THE LUMBINI LOTUS, Iconography in Early Buddhist Literature

Conference on zoom at 5.30 PM by Dr. Manjiri Thakoor Founder V’aarsa, Craft Initiative, Prof D Y Patil School of Architecture, Navi Mumbai. Former Deputy Curator, National Gallery of Modern Art, Mumbai, Ministry of Culture, Government of India.

Lumbini Garden holds immense significance in Buddhism as the birthplace of Siddhartha Gautama, who later became known as Buddha. The narrative of the Buddha’s birth in Lumbini is replete with miraculous and symbolic events that underscore his divine nature and destiny. The Himalayas are considered a sacred region in Buddhism, often referred to as the “Abode of the Gods.”

 

The mountains are seen as a place of spiritual retreat, meditation, and enlightenment, where many sages and monks sought solitude to deepen their practice.

 The Himalayas are home to numerous Buddhist monasteries, stupas, and pilgrimage sites, including Lumbini, the birthplace of Buddha, and Mount Kailash, which is revered in both Buddhism and Hinduism.

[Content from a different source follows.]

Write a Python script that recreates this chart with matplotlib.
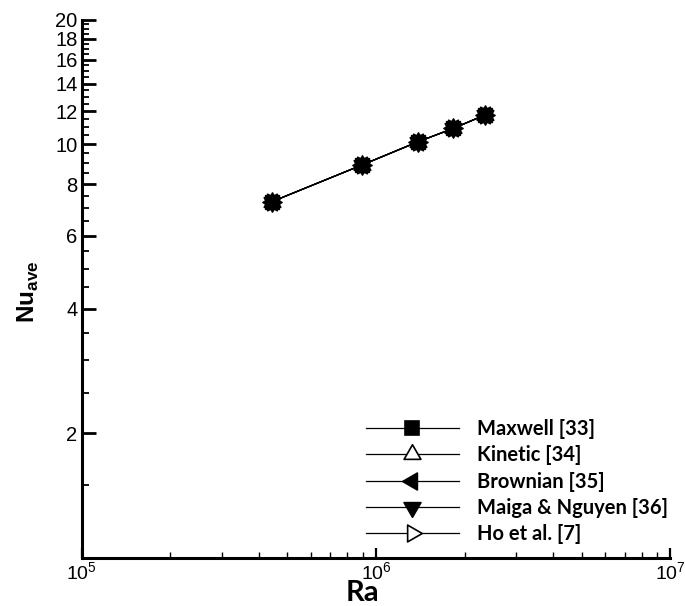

The Lalitavistara Sūtra contains several significant references to the lotus, which primarily symbolise purity, spiritual non-attachment, and divine birth. Lotus grows in muddy water, yet it appears beautiful and pure. Hence, it is called the essence of water. The combination of soil and water generates fertility. The lotus is connected to Buddha’s birth and nativity, and offering it to a stūpa signifies respect for Lord Buddha. The Jātaka and Avadāna mention birth on a lotus as a sign of being virtuous.

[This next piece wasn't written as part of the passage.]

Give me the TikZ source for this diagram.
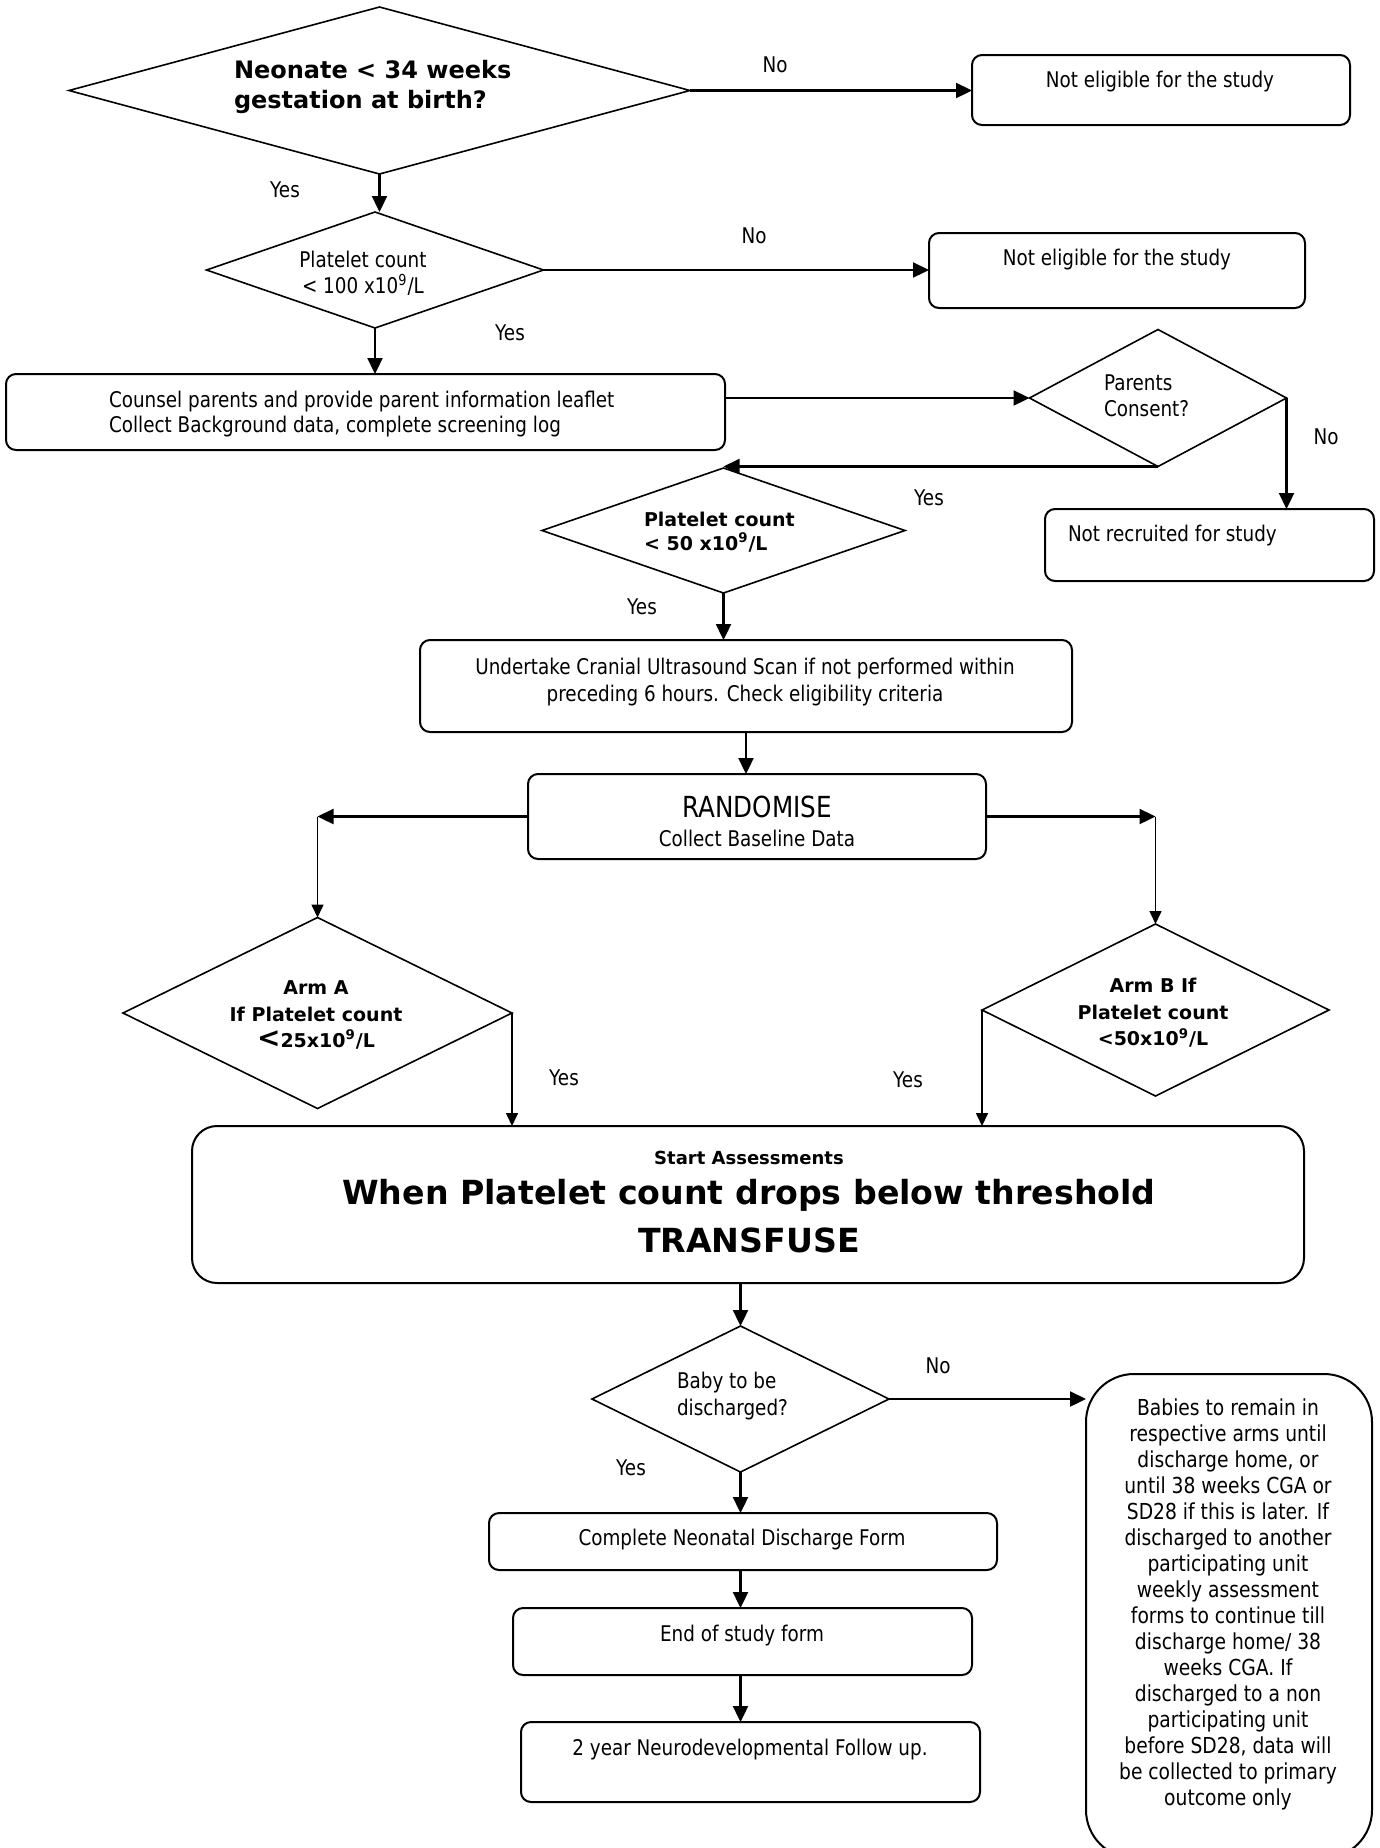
\documentclass[tikz,border=0pt]{standalone}
\usepackage{fontspec}
\setmainfont{DejaVu Sans}[FakeStretch=0.85]
\newfontfamily\widefam{DejaVu Sans}
\newcommand\boldw{\widefam\bfseries}
\usetikzlibrary{shapes.geometric,arrows.meta,calc}
\begin{document}
\begin{tikzpicture}[x=0.5pt,y=-0.5pt,
  every node/.style={inner sep=0pt, outer sep=0pt},
  dia/.style 2 args={draw, line width=0.8pt, diamond, minimum width=#1*0.5pt, minimum height=#2*0.5pt},
  box/.style 2 args={draw, line width=1pt, rectangle, rounded corners=5pt, minimum width=#1*0.5pt, minimum height=#2*0.5pt},
  txt/.style={font=\fontsize{10.8}{12.5}\selectfont},
  txtw/.style={font=\fontsize{10.8}{13.2}\selectfont},
  btxt/.style={font=\boldw\fontsize{9.5}{13.2}\selectfont},
  arr/.style={line width=1.15pt, -{Triangle[length=8pt,width=7.5pt]}},
  arrthin/.style={line width=0.8pt, -{Triangle[length=6.5pt,width=6pt]}},
]
\useasboundingbox (0,0) rectangle (1380,1848);
\fill[white] (0,0) rectangle (1380,1848);

% ---------- shapes ----------
\node[dia={621}{167}] (D1) at (379.5,90.5) {};
\node[font=\boldw\fontsize{12}{15}\selectfont, align=left, anchor=west] (D1t) at (234,87) {Neonate < 34 weeks\\gestation at birth?};

\node[box={378}{70}] (NE1) at (1161,90) {};
\node[txt] (NE1t) at (1160,82) {Not eligible for the study};

\node[dia={337}{116}] (D2) at (375,270) {};
\node[txtw, align=center] (D2t) at (363,273) {Platelet count\\< 100 x10\textsuperscript{9}/L};

\node[box={376}{75}] (NE2) at (1117,270.5) {};
\node[txt] (NE2t) at (1117,260) {Not eligible for the study};

\node[box={719}{76}] (CO) at (365.5,412) {};
\node[txt, align=left, anchor=west] (COt) at (109,414) {Counsel parents and provide parent information leaflet\\Collect Background data, complete screening log};

\node[dia={257}{137}] (PC) at (1158,398) {};
\node[txtw, align=left, anchor=west] (PCt) at (1104,396) {Parents\\Consent?};

\node[box={329}{72}] (NR) at (1209.5,545) {};
\node[txt, anchor=west] (NRt) at (1068,536) {Not recruited for study};

\node[dia={363}{125}] (D3) at (723.5,530.5) {};
\node[font=\boldw\fontsize{9.5}{12}\selectfont, align=left, anchor=west] (D3t) at (644,532) {Platelet count\\< 50 x10\textsuperscript{9}/L};

\node[box={652}{92}] (CR) at (746,686) {};
\node[txtw, align=center] (CRt) at (745,682) {Undertake Cranial Ultrasound Scan if not performed within\\preceding 6 hours. Check eligibility criteria};

\node[box={458}{85}] (RA) at (757,816.5) {};
\node[font=\fontsize{14.5}{16}\selectfont] (RAt1) at (757,807) {RANDOMISE};
\node[txt] (RAt2) at (757,838) {Collect Baseline Data};

\node[dia={389}{191}] (AA) at (317.5,1013) {};
\node[btxt, align=center] (AAt) at (316,1015) {Arm A\\If Platelet count\\{\fontsize{14}{14}\selectfont<}25x10\textsuperscript{9}/L};

\node[dia={347}{172}] (AB) at (1155.5,1010) {};
\node[btxt, align=center] (ABt) at (1153,1013) {Arm B If\\Platelet count\\<50x10\textsuperscript{9}/L};

\node[box={1112}{157}, rounded corners=12.5pt] (TR) at (748,1204.5) {};
\node[font=\boldw\fontsize{9}{10}\selectfont] (TRt1) at (749,1158) {Start Assessments};
\node[font=\boldw\fontsize{16.6}{18}\selectfont] (TRt2) at (749,1195) {When Platelet count drops below threshold};
\node[font=\boldw\fontsize{16.6}{18}\selectfont] (TRt3) at (749,1240) {TRANSFUSE};

\node[dia={297}{146}] (BB) at (740.5,1399) {};
\node[txtw, align=left, anchor=west] (BBt) at (677,1396) {Baby to be\\discharged?};

\node[box={286}{484}, rounded corners=24pt] (TL) at (1229,1616) {};
\node[font=\fontsize{11}{13}\selectfont, align=center] (TLt) at (1228,1604) {Babies to remain in\\respective arms until\\discharge home, or\\until 38 weeks CGA or\\SD28 if this is later. If\\discharged to another\\participating unit\\weekly assessment\\forms to continue till\\discharge home/ 38\\weeks CGA. If\\discharged to a non\\participating unit\\before SD28, data will\\be collected to primary\\outcome only};

\node[box={508}{57}] (CN) at (743,1541.5) {};
\node[txt] (CNt) at (742,1540) {Complete Neonatal Discharge Form};

\node[box={459}{67}] (EO) at (742.5,1641.5) {};
\node[txt] (EOt) at (742,1636) {End of study form};

\node[box={459}{80}] (FU) at (750.5,1762) {};
\node[txt] (FUt) at (750,1750) {2 year Neurodevelopmental Follow up.};

% ---------- connectors ----------
\draw[arr] (D1.east) -- (D1.east -| NE1.west);
\draw[arr] (D1.south) -- (D1.south |- D2.north);
\draw[arr] (D2.east) -- (D2.east -| NE2.west);
\draw[arr] (D2.south) -- (D2.south |- CO.north);
\draw[arr] (CO.east |- PC.west) -- (PC.west);
\draw[arr] (PC.east) -- (PC.east |- NR.north);
\draw[arr] (PC.south) -- (PC.south -| D3.north);
\draw[arr] (D3.south) -- (D3.south |- CR.north);
\draw[arr] (CR.south) -- (CR.south |- RA.north);
\coordinate (cA) at (AA.north |- RA.west);
\coordinate (cB) at (AB.north |- RA.east);
\draw[arr] (RA.west) -- (cA);
\draw[arrthin] (cA) -- (AA.north);
\draw[arr] (RA.east) -- (cB);
\draw[arrthin] (cB) -- (AB.north);
\draw[arrthin] (AA.east) -- (AA.east |- TR.north);
\draw[arrthin] (AB.west) -- (AB.west |- TR.north);
\draw[arr] (BB.north |- TR.south) -- (BB.north);
\draw[arr] (BB.east) -- (BB.east -| TL.west);
\draw[arr] (BB.south) -- (BB.south |- CN.north);
\draw[arr] (BB.south |- CN.south) -- (BB.south |- EO.north);
\draw[arr] (BB.south |- EO.south) -- (BB.south |- FU.north);

% ---------- labels ----------
\node[txt] (L1) at (775,65) {No};
\node[txt] (L2) at (285,190) {Yes};
\node[txt] (L3) at (754,236) {No};
\node[txt] (L4) at (510,333) {Yes};
\node[txt] (L5) at (1326,437) {No};
\node[txt] (L6) at (929,498) {Yes};
\node[txt] (L7) at (642,607) {Yes};
\node[txt] (L8) at (564,1078) {Yes};
\node[txt] (L9) at (908,1080) {Yes};
\node[txt] (L10) at (938,1366) {No};
\node[txt] (L11) at (631,1468) {Yes};
\end{tikzpicture}
\end{document}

 In Buddhist tradition, the lotus symbolises non-attachment to the sensual world. A unique botanical attribute of this flower is that, though it is water-born, the water does not cling to its leaves and petals but glides away. As a footstool of the Bodhisattva, the lotus came out of the pit. This resembles the way a Bodhisattva, as a human being, lived in the world yet remained above it. Sin and impurity glided off him just as water glides of the flower’s leaves and petals.